__Requirement__
Below are some records. Retype exactly the lines from the one containing "Clone this chart in matplotlib." through the one containing "yticks = [0, 5, 10, 15, 20, 25]", both included, skipping every picture.

=== Extracted material ===

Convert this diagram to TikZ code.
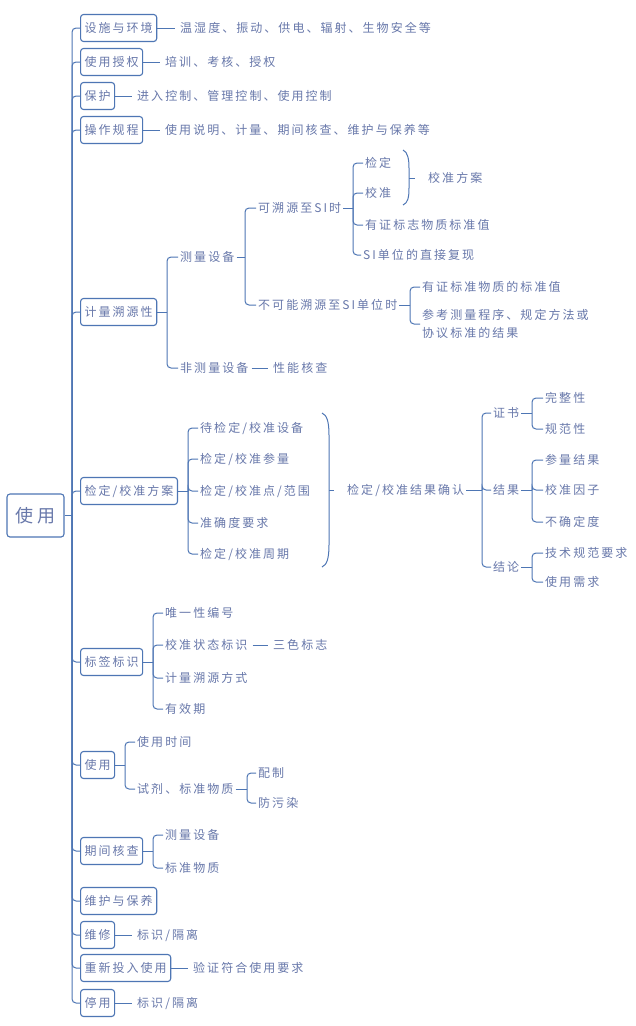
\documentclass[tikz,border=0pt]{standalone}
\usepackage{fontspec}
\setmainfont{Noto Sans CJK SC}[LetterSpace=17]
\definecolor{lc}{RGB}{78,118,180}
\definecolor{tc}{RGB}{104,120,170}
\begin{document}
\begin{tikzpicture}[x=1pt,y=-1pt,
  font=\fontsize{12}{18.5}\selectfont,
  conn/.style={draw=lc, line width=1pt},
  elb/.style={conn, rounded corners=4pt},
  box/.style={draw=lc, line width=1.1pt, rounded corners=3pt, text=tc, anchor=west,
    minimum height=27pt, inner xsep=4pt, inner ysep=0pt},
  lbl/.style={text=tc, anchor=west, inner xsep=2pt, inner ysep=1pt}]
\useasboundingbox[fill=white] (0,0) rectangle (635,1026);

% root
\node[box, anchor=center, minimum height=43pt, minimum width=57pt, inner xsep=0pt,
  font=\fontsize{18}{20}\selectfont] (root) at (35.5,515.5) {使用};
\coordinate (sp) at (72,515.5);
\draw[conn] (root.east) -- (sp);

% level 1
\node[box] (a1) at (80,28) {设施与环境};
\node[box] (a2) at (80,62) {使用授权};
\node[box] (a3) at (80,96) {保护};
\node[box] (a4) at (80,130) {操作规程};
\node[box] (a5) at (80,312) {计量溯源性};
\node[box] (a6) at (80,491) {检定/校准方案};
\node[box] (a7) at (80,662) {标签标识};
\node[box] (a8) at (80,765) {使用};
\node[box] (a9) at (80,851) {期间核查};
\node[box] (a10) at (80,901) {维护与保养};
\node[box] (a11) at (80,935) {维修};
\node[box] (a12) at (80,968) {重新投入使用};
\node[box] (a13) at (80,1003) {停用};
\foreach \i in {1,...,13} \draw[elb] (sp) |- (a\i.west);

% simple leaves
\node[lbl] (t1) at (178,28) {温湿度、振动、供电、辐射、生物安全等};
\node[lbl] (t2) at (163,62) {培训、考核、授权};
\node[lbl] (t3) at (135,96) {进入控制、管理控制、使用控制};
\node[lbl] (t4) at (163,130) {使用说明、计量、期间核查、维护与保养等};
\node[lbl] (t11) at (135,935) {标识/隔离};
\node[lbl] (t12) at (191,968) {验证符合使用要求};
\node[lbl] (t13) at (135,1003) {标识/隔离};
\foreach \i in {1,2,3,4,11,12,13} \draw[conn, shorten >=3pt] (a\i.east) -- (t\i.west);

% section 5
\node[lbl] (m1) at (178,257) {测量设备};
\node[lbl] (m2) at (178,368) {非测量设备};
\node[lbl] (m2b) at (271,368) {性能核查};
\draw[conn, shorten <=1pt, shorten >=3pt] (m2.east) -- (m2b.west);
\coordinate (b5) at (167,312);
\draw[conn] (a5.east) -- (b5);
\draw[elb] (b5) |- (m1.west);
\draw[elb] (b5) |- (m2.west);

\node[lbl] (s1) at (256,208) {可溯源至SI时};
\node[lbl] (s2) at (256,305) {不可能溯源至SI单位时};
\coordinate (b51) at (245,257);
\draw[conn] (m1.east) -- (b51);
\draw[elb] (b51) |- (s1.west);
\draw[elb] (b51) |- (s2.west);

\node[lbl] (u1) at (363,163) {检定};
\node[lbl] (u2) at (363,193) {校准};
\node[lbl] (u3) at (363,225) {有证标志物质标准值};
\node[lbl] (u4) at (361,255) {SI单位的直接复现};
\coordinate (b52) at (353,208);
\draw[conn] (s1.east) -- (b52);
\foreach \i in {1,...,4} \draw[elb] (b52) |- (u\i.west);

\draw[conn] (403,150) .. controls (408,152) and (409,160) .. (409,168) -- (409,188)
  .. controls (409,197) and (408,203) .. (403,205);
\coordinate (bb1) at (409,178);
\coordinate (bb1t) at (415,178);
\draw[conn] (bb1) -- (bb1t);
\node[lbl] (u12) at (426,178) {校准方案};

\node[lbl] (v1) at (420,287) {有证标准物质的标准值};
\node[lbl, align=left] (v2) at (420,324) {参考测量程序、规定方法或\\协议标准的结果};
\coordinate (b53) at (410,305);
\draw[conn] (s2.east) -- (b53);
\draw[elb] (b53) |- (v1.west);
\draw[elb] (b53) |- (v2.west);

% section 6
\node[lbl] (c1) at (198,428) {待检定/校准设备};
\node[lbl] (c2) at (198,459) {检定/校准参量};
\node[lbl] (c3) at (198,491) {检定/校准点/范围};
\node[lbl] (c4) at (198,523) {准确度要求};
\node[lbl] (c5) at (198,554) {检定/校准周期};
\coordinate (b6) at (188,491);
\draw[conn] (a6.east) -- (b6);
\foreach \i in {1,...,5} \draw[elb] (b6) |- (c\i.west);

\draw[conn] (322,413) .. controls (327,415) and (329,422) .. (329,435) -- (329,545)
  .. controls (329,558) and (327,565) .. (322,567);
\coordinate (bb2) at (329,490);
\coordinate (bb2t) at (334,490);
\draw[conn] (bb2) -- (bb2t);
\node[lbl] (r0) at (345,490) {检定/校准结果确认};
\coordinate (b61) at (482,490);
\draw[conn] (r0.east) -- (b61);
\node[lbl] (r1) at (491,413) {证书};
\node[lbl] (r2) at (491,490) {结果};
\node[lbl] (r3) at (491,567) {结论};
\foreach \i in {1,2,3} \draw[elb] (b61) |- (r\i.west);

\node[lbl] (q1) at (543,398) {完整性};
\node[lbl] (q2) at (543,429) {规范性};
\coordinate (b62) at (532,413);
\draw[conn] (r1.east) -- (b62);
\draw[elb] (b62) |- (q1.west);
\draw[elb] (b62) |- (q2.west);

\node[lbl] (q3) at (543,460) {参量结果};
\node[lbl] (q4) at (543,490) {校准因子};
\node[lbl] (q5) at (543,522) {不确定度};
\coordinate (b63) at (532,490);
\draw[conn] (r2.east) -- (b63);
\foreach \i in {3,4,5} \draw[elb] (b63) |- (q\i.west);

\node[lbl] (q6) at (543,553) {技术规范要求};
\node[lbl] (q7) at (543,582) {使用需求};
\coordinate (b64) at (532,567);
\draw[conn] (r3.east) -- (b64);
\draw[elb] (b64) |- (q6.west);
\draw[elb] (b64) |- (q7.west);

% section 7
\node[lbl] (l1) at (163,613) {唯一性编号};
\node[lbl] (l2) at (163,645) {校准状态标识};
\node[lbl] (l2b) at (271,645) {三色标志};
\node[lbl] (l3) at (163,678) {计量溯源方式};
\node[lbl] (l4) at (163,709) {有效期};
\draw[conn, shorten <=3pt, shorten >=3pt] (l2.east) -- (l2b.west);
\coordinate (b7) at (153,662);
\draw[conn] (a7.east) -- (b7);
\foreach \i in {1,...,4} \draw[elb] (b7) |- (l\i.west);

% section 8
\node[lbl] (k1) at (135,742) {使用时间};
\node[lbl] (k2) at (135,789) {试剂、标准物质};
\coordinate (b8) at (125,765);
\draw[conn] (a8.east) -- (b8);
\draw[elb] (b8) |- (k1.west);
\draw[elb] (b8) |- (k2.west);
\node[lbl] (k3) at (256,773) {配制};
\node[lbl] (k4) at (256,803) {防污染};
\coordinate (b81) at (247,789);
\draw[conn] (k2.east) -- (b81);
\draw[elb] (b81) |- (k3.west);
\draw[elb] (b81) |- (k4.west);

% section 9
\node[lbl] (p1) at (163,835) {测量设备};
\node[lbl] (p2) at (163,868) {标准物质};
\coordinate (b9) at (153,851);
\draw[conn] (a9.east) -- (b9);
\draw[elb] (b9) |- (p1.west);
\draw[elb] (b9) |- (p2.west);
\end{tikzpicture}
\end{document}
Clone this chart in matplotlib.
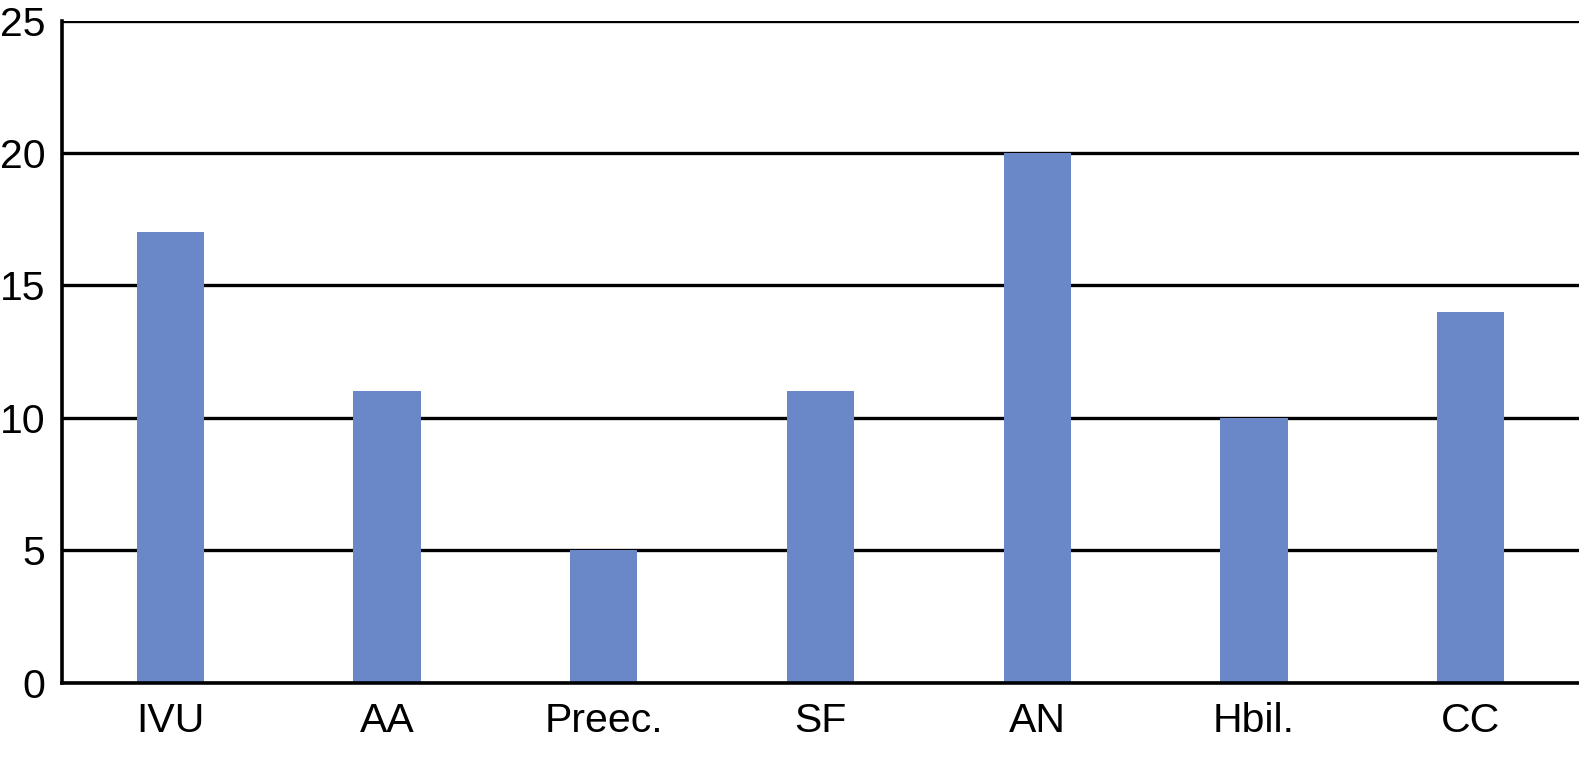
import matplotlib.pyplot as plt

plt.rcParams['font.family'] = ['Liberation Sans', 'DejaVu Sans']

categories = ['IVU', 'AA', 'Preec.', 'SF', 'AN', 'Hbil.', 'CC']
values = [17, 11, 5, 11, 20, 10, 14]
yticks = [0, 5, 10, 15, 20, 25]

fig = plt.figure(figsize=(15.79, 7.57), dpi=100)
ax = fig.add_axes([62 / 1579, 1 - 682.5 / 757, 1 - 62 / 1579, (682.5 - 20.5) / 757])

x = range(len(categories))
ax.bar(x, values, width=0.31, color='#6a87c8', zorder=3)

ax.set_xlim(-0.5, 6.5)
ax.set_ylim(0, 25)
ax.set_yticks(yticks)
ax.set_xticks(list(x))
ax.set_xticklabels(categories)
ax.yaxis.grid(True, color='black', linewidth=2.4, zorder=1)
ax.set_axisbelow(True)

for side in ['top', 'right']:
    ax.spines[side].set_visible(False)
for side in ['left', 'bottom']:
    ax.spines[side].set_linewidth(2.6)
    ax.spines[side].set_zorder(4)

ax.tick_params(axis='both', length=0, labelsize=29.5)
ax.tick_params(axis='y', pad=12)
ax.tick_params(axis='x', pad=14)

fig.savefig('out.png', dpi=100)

===

__Solution to the problem__
Clone this chart in matplotlib.
import matplotlib.pyplot as plt

plt.rcParams['font.family'] = ['Liberation Sans', 'DejaVu Sans']

categories = ['IVU', 'AA', 'Preec.', 'SF', 'AN', 'Hbil.', 'CC']
values = [17, 11, 5, 11, 20, 10, 14]
yticks = [0, 5, 10, 15, 20, 25]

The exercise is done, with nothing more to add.